BANK OF AFRICA's social and environmental responsibility strategy, which is consistent with the United Nations’ 17 Sustainable Development Goals, resulted from a collective process in 2018 involving all stakeholders, including the Group's 14,825 employees across 32 countries. The fact that all stakeholders are committed to a common set of collectivelyagreed principles gives meaning to each of the Group’s initiatives.




    At its meeting of 16 June 2023, the Board of Directors approved a proposal to revamp the Group's Social Responsibility Charter. This update reflects the Group’s new organisational structure adopted in 2021, goals and tasks embodied in ‘Vision 2030’, its corporate strategic plan adopted in 2022 and changes in benchmark standards and best practices.

    The new CSR Charter was drawn up based on a methodical appraisal of the way in which the Bank's undertakings are implemented and on an updated materiality mapping and weighting attributed to the risk factors and opportunities underlying the reference framework for the Bank’s social, societal, environmental, ethical and governance responsibilities. These aspects will be reported on in the 2023 annual report.


    Prior to drawing up its CSR roadmap and to determine its priority issues, BANK OF AFRICA consulted its internal and external stakeholders, as well as drawing inspiration from international CSR frameworks such as ISO 26000, the United Nations’ Sustainable Development Goals (SGDs), Principles for Responsible Banking and Principles for Responsible Investment.

    This collective approach to determining the Group's social, societal and environmental undertakings enables the Bank to identify priority issues while taking into account how important the latter are to the Group’s different stakeholders and their potential impact on BANK OF AFRICA's medium and long-term business model.

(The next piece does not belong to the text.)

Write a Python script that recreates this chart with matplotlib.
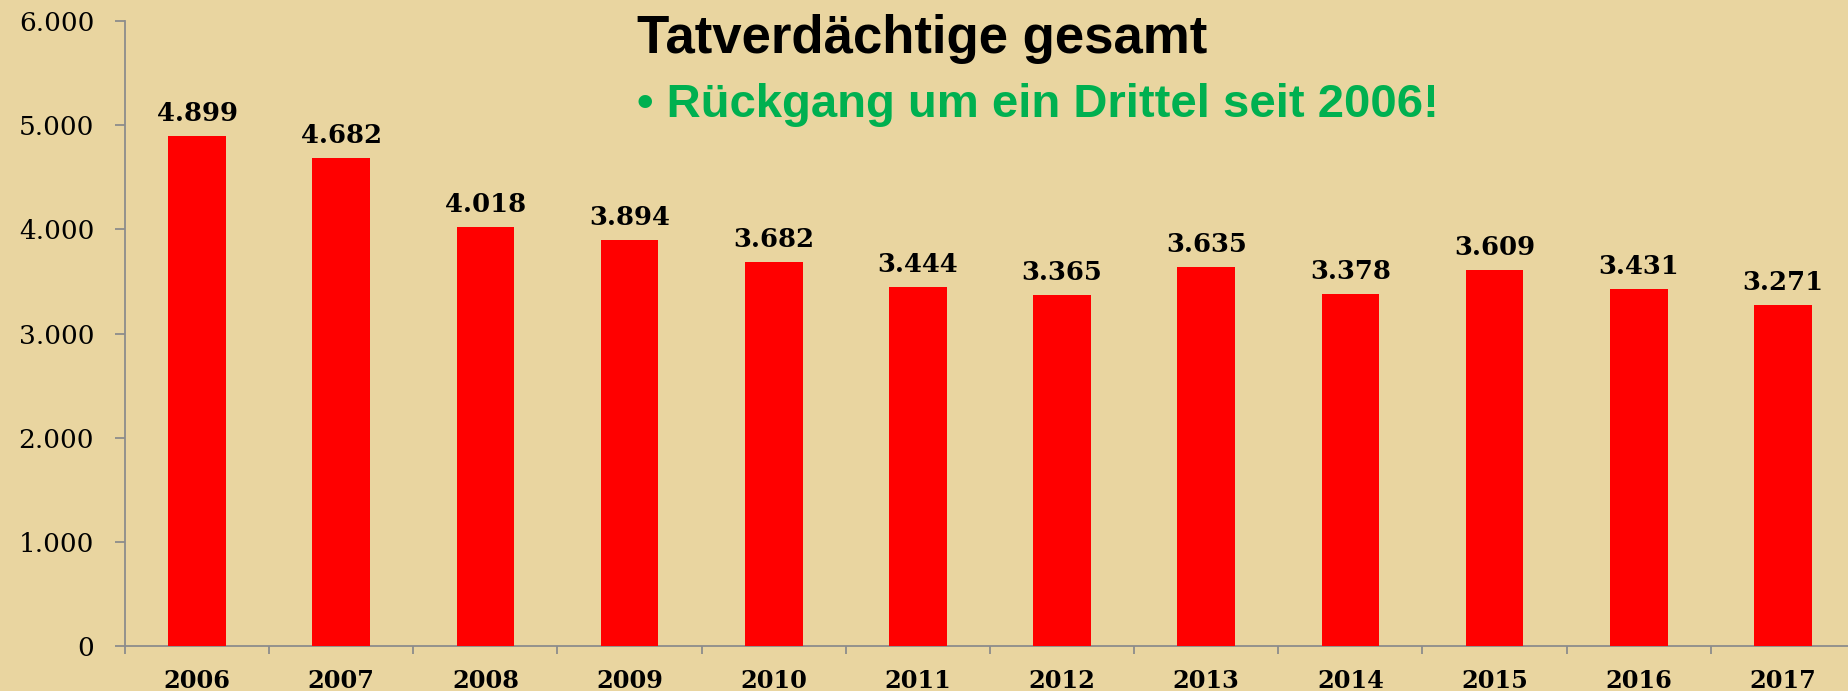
import matplotlib
matplotlib.use("Agg")
import matplotlib.pyplot as plt
import numpy as np

years = ["2006", "2007", "2008", "2009", "2010", "2011", "2012", "2013", "2014", "2015", "2016", "2017"]
values = [4899, 4682, 4018, 3894, 3682, 3444, 3365, 3635, 3378, 3609, 3431, 3271]
value_labels = ["4.899", "4.682", "4.018", "3.894", "3.682", "3.444", "3.365", "3.635", "3.378", "3.609", "3.431", "3.271"]
y_ticks = [0, 1000, 2000, 3000, 4000, 5000, 6000]
y_tick_labels = ["0", "1.000", "2.000", "3.000", "4.000", "5.000", "6.000"]
title = "Tatverdächtige gesamt"
subtitle = "\u2022 Rückgang um ein Drittel seit 2006!"

BG = "#E9D5A0"
W, H = 1849, 691
fig = plt.figure(figsize=(W / 100, H / 100), dpi=100)
fig.patch.set_facecolor(BG)

left, right = 125 / W, 1855 / W
bottom, top = (H - 646) / H, (H - 21) / H
ax = fig.add_axes([left, bottom, right - left, top - bottom])
ax.set_facecolor("none")

x = np.arange(len(years))
ax.bar(x, values, width=0.40, color="#FF0000", zorder=3)
ax.set_xlim(-0.5, len(years) - 0.5)
ax.set_ylim(0, 6000)

for xi, v, lab in zip(x, values, value_labels):
    ax.annotate(lab, (xi, v), xytext=(0, 10.8), textcoords="offset points",
                ha="center", va="baseline", fontsize=18.6, fontweight="bold",
                family="DejaVu Serif", color="black")

for s in ["top", "right"]:
    ax.spines[s].set_visible(False)
for s in ["left", "bottom"]:
    ax.spines[s].set_color("#8C8C8C")
    ax.spines[s].set_linewidth(1.3)

ax.set_yticks(y_ticks)
ax.set_yticklabels(y_tick_labels, family="DejaVu Serif", fontsize=19)
ax.tick_params(axis="y", length=7.2, width=1.3, color="#8C8C8C", pad=15)

ax.set_xticks(x)
ax.set_xticklabels(years, family="DejaVu Serif", fontsize=17.3, fontweight="bold")
ax.set_xticks(np.arange(-0.5, len(years), 1.0), minor=True)
ax.tick_params(axis="x", which="major", length=0, pad=16.5)
ax.tick_params(axis="x", which="minor", length=5.5, width=1.3, color="#8C8C8C")

fig.text(637 / W, (H - 53) / H, title, family="Liberation Sans", fontweight="bold",
         fontsize=38, color="black", ha="left", va="baseline")
fig.text(637 / W, (H - 117) / H, subtitle, family="Liberation Sans", fontweight="bold",
         fontsize=34, color="#00B050", ha="left", va="baseline")

fig.savefig("out.png", dpi=100, facecolor=BG)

    Materiality analysis of these issues enables the Bank to methodically identify how internal and external stakeholders perceive risk and opportunity factors for the Group from an environmental, social, societal and ethical perspective and in relation to supply chain management and representative networks. Such an approach, which is consistent with best international standards and with BAM and AMMC directives, enables the Bank to attribute a weighting to the said ESG factors in terms of their sensitivity, normative power and potential impact for both the Bank and its environmental, internal social, societal and market ecosystem. A dual materiality approach enables the Bank to extend its analysis of CSR risks and opportunities to the entire value chain for environmental, social and societal matters.

    The results of this analysis are summarised in BANK OF AFRICA’s materiality matrix, which is regularly updated to take into account ongoing changes and stakeholder diversity.

    Furthermore, by adopting a Positive Impact Portfolio Analysis approach, BANK OF AFRICA, as a financial institution, manages its loan portfolio in such a way as to optimise positive impacts and mitigate potentially negative impacts.